_What the task asks:_
Which lines hold the word "chart"? Show each of them.
===
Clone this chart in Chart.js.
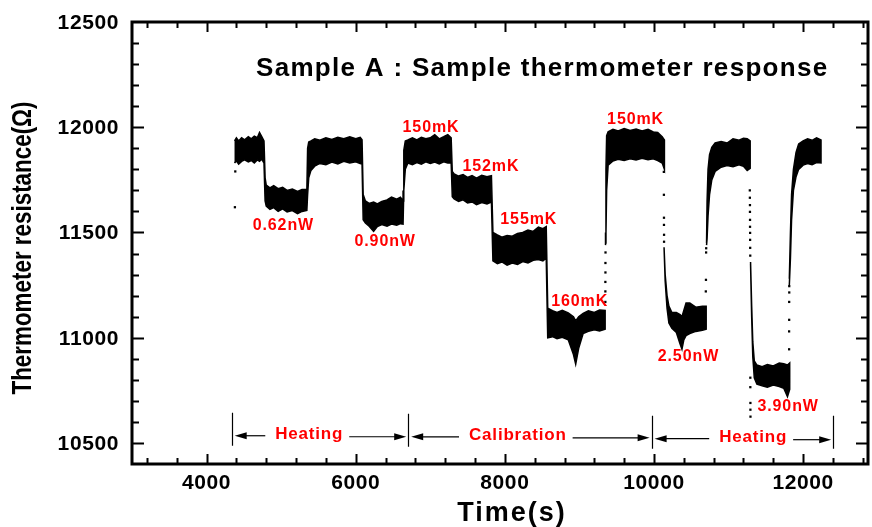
<!DOCTYPE html>
<html>
<head>
<meta charset="utf-8">
<title>Sample A : Sample thermometer response</title>
<script src="https://cdn.jsdelivr.net/npm/chart.js@4.4.1/dist/chart.umd.min.js"></script>
<style>
  html, body { margin: 0; padding: 0; background: #fff; }
  #chart { display: block; }
</style>
</head>
<body>
<canvas id="chart" width="872" height="527"></canvas>
<script>
// noisy trace as bands: [time (s), upper edge, lower edge] in ohm
var bandA = [
  [4375, 11935, 11830], [4400, 11950, 11840], [4430, 11935, 11825], [4470, 11950, 11838],
  [4510, 11940, 11845], [4560, 11955, 11835], [4600, 11945, 11842], [4640, 11958, 11830],
  [4680, 11950, 11845], [4710, 11975, 11838], [4740, 11955, 11848], [4770, 11935, 11830],
  [4785, 11760, 11650], [4800, 11725, 11625], [4850, 11712, 11610], [4900, 11722, 11618],
  [4960, 11708, 11600], [5020, 11715, 11612], [5080, 11700, 11598], [5150, 11706, 11604],
  [5220, 11695, 11590], [5280, 11704, 11600], [5345, 11705, 11605],
  [5355, 11900, 11680], [5370, 11930, 11760], [5400, 11935, 11795], [5450, 11945, 11815],
  [5520, 11938, 11828], [5600, 11950, 11822], [5680, 11942, 11835], [5760, 11952, 11826],
  [5840, 11945, 11838], [5920, 11955, 11830], [6000, 11946, 11836], [6060, 11952, 11828],
  [6085, 11940, 11825], [6100, 11680, 11560], [6130, 11650, 11545], [6180, 11638, 11530],
  [6240, 11645, 11505], [6290, 11636, 11528], [6350, 11648, 11538], [6420, 11655, 11530],
  [6480, 11668, 11540], [6550, 11658, 11535], [6600, 11668, 11542], [6635, 11650, 11540],
  [6645, 11890, 11700], [6665, 11935, 11800], [6700, 11940, 11830], [6760, 11950, 11822],
  [6820, 11940, 11832], [6880, 11952, 11825], [6940, 11945, 11836], [7000, 11950, 11828],
  [7060, 11965, 11835], [7120, 11945, 11826], [7180, 11955, 11836], [7235, 11965, 11830],
  [7280, 11950, 11830], [7295, 11790, 11670], [7320, 11778, 11660], [7380, 11768, 11648],
  [7440, 11775, 11655], [7500, 11762, 11640], [7560, 11770, 11645], [7620, 11758, 11632],
  [7690, 11772, 11642], [7760, 11765, 11636], [7820, 11770, 11645],
  [7840, 11500, 11365], [7900, 11488, 11352], [7960, 11478, 11360], [8030, 11486, 11345],
  [8100, 11482, 11355], [8170, 11495, 11348], [8240, 11500, 11362], [8310, 11512, 11355],
  [8380, 11505, 11368], [8450, 11525, 11372], [8510, 11518, 11365], [8555, 11528, 11378],
  [8575, 11140, 11000], [8640, 11128, 11005], [8700, 11120, 10995], [8770, 11130, 11002],
  [8850, 11118, 10990], [8920, 11100, 10920], [8950, 11080, 10875], [8990, 11100, 10950],
  [9050, 11115, 11020], [9120, 11128, 11030], [9200, 11120, 11038], [9270, 11132, 11032],
  [9345, 11130, 11040]
];
var bandB = [
  [9350, 11450, 11440], [9356, 11800, 11500], [9365, 11960, 11700], [9385, 11978, 11820],
  [9450, 11990, 11840], [9520, 11982, 11848], [9600, 11994, 11842], [9680, 11985, 11850],
  [9760, 11992, 11845], [9840, 11982, 11852], [9920, 11990, 11846], [9990, 11978, 11850],
  [10050, 11975, 11842], [10110, 11955, 11830], [10140, 11940, 11800]
];
var bandC = [
  [10135, 11430, 11430], [10150, 11300, 11270], [10175, 11200, 11140], [10200, 11150, 11070],
  [10240, 11120, 11045], [10300, 11120, 11025], [10350, 11110, 10970], [10375, 11100, 10945],
  [10400, 11130, 10990], [10430, 11165, 11010], [10480, 11165, 11020], [10560, 11145, 11030],
  [10650, 11150, 11035], [10700, 11150, 11040]
];
var bandD = [
  [10705, 11450, 11440], [10712, 11650, 11470], [10725, 11800, 11580], [10745, 11870, 11680],
  [10775, 11905, 11750], [10820, 11925, 11790], [10900, 11932, 11810], [10980, 11925, 11818],
  [11060, 11945, 11812], [11140, 11938, 11822], [11200, 11948, 11815], [11250, 11945, 11795],
  [11290, 11935, 11805]
];
var bandE = [
  [11295, 11360, 11350], [11310, 11150, 11100], [11325, 10980, 10910], [11345, 10890, 10810],
  [11380, 10870, 10780], [11450, 10862, 10772], [11520, 10872, 10765], [11600, 10866, 10775],
  [11680, 10880, 10768], [11740, 10876, 10760], [11790, 10870, 10720], [11820, 10880, 10755]
];
var bandF = [
  [11815, 11280, 11250], [11830, 11500, 11380], [11845, 11680, 11560], [11870, 11800, 11700],
  [11905, 11880, 11765], [11940, 11920, 11800], [12000, 11935, 11820], [12060, 11945, 11828],
  [12120, 11938, 11822], [12180, 11950, 11832], [12240, 11940, 11830]
];

// single readings caught during the fast transitions
var samples = [
  [4380, 11620], [4385, 11790],
  [9348, 11170], [9348, 11220], [9348, 11265], [9349, 11310], [9349, 11355], [9350, 11405],
  [10132, 11788], [10133, 11679], [10134, 11570], [10134, 11536], [10135, 11489], [10135, 11456],
  [10695, 11220], [10697, 11275], [10699, 11405], [10700, 11425],
  [11285, 11700], [11286, 11665], [11287, 11630], [11287, 11598], [11288, 11560], [11288, 11527],
  [11289, 11498], [11289, 11465], [11290, 11427], [11291, 11390],
  [11292, 10810], [11292, 10765], [11293, 10690], [11293, 10658], [11294, 10625],
  [11812, 10945], [11812, 11030], [11813, 11085], [11813, 11170], [11814, 11215], [11814, 11245]
];

var xTicks = [4000, 6000, 8000, 10000, 12000];
var yTicks = [10500, 11000, 11500, 12000, 12500];

// red notes next to each step
var noteText = ["0.62nW", "0.90nW", "150mK", "152mK", "155mK", "160mK", "150mK", "2.50nW", "3.90nW"];
var noteTime = [5030, 6395, 7010, 7813, 8321, 9003, 9753, 10462, 11799];
var noteRes = [11531, 11455, 11997, 11812, 11560, 11171, 12035, 10909, 10672];

// heating / calibration phases along the bottom
var phaseEdges = [4337, 6704, 9968, 12403];
var phaseNames = ["Heating", "Calibration", "Heating"];
var phaseTextTime = [5377, 8174, 11330];
var phaseRes = [10539, 10534, 10525];

function bandPoints(band) {
  var top = band.map(function (p) { return { x: p[0], y: p[1] }; });
  var bottom = band.map(function (p) { return { x: p[0], y: p[2] }; }).reverse();
  return top.concat(bottom);
}

var datasets = [bandA, bandB, bandC, bandD, bandE, bandF].map(function (b) {
  return {
    data: bandPoints(b),
    showLine: true,
    fill: "shape",
    backgroundColor: "#000",
    borderColor: "#000",
    borderWidth: 1.5,
    pointRadius: 0,
    tension: 0
  };
});
datasets.push({
  data: samples.map(function (p) { return { x: p[0], y: p[1] }; }),
  showLine: false,
  pointStyle: "rect",
  pointRadius: 1.6,
  backgroundColor: "#000",
  borderWidth: 0
});

function spacedText(ctx, text, x, y, spacing) {
  ctx.letterSpacing = spacing + "px";
  ctx.fillText(text, x, y);
  ctx.letterSpacing = "0px";
}

function arrow(ctx, x1, x2, y) {
  // line from x1 to x2 with the head at x2
  var dir = x2 > x1 ? 1 : -1;
  ctx.beginPath();
  ctx.moveTo(x1, y);
  ctx.lineTo(x2 - dir * 9, y);
  ctx.stroke();
  ctx.beginPath();
  ctx.moveTo(x2, y);
  ctx.lineTo(x2 - dir * 12, y - 3.5);
  ctx.lineTo(x2 - dir * 12, y + 3.5);
  ctx.closePath();
  ctx.fill();
}

var framePlugin = {
  id: "frame",
  afterDraw: function (chart) {
    var ctx = chart.ctx, a = chart.chartArea;
    var xs = chart.scales.x, ys = chart.scales.y;
    var v, p, len;
    ctx.save();
    ctx.strokeStyle = "#000";
    ctx.fillStyle = "#000";

    // inward ticks on all four sides
    ctx.lineWidth = 2;
    ctx.beginPath();
    for (v = 3200; v <= xs.max; v += 400) {
      p = Math.round(xs.getPixelForValue(v)) + 0.5;
      len = v % 2000 === 0 ? 10 : 6;
      ctx.moveTo(p, a.bottom); ctx.lineTo(p, a.bottom - len);
      ctx.moveTo(p, a.top); ctx.lineTo(p, a.top + len);
    }
    for (v = 10500; v < ys.max; v += 100) {
      p = Math.round(ys.getPixelForValue(v)) + 0.5;
      len = v % 500 === 0 ? 12 : 7;
      ctx.moveTo(a.left, p); ctx.lineTo(a.left + len, p);
      ctx.moveTo(a.right, p); ctx.lineTo(a.right - len, p);
    }
    ctx.stroke();

    ctx.lineWidth = 3;
    ctx.strokeRect(a.left, a.top, a.right - a.left, a.bottom - a.top);

    // tick labels
    ctx.font = "bold 21px 'Liberation Sans', Arial, sans-serif";
    ctx.textBaseline = "middle";
    ctx.textAlign = "right";
    yTicks.forEach(function (t) {
      spacedText(ctx, String(t), 119, ys.getPixelForValue(t) + 1, 0.6);
    });
    ctx.textAlign = "center";
    xTicks.forEach(function (t) {
      spacedText(ctx, String(t), xs.getPixelForValue(t), 483, 0.6);
    });

    // axis titles and heading
    ctx.font = "bold 27px 'Liberation Sans', Arial, sans-serif";
    spacedText(ctx, "Time(s)", 512, 514, 2);
    ctx.save();
    ctx.translate(23, 248);
    ctx.rotate(-Math.PI / 2);
    ctx.scale(0.8, 1);
    ctx.font = "bold 28px 'Liberation Sans', Arial, sans-serif";
    ctx.fillText("Thermometer resistance(\u03A9)", 0, 0);
    ctx.restore();

    ctx.font = "bold 26px 'Liberation Sans', Arial, sans-serif";
    ctx.textAlign = "left";
    spacedText(ctx, "Sample A : Sample thermometer response", 256, 69, 1.3);

    // red notes
    ctx.fillStyle = "#ff0000";
    ctx.font = "bold 16px 'Liberation Sans', Arial, sans-serif";
    ctx.textAlign = "center";
    noteText.forEach(function (t, i) {
      spacedText(ctx, t, xs.getPixelForValue(noteTime[i]), ys.getPixelForValue(noteRes[i]), 0.9);
    });

    // phase markers
    ctx.lineWidth = 1.2;
    ctx.beginPath();
    phaseEdges.forEach(function (t, i) {
      var px = Math.round(xs.getPixelForValue(t)) + 0.5;
      var yc = ys.getPixelForValue(phaseRes[Math.min(i, phaseRes.length - 1)]);
      ctx.moveTo(px, yc - 22);
      ctx.lineTo(px, yc + 11);
    });
    ctx.stroke();
    ctx.font = "bold 17px 'Liberation Sans', Arial, sans-serif";
    phaseNames.forEach(function (name, i) {
      var yc = ys.getPixelForValue(phaseRes[i]);
      var cx = xs.getPixelForValue(phaseTextTime[i]);
      ctx.letterSpacing = "0.8px";
      var w = ctx.measureText(name).width;
      ctx.fillStyle = "#ff0000";
      ctx.fillText(name, cx, yc);
      ctx.letterSpacing = "0px";
      ctx.fillStyle = "#000";
      var left = xs.getPixelForValue(phaseEdges[i]);
      var right = xs.getPixelForValue(phaseEdges[i + 1]);
      arrow(ctx, cx - w / 2 - 10, left + 3, yc + 1);
      arrow(ctx, cx + w / 2 + 6, right - 2, yc + 2);
    });
    ctx.restore();
  }
};

new Chart(document.getElementById("chart"), {
  type: "scatter",
  data: { datasets: datasets },
  options: {
    responsive: false,
    animation: false,
    layout: { padding: { left: 132, right: 2, top: 22, bottom: 63 } },
    scales: {
      x: { type: "linear", min: 3000, max: 12870, display: false },
      y: { type: "linear", min: 10400, max: 12500, display: false }
    },
    plugins: { legend: { display: false }, tooltip: { enabled: false } }
  },
  plugins: [framePlugin]
});
</script>
</body>
</html>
===
_Solution to the exercise:_
Clone this chart in Chart.js.
<script src="https://cdn.jsdelivr.net/npm/chart.js@4.4.1/dist/chart.umd.min.js"></script>
  #chart { display: block; }
<canvas id="chart" width="872" height="527"></canvas>
  afterDraw: function (chart) {
    var ctx = chart.ctx, a = chart.chartArea;
    var xs = chart.scales.x, ys = chart.scales.y;
new Chart(document.getElementById("chart"), {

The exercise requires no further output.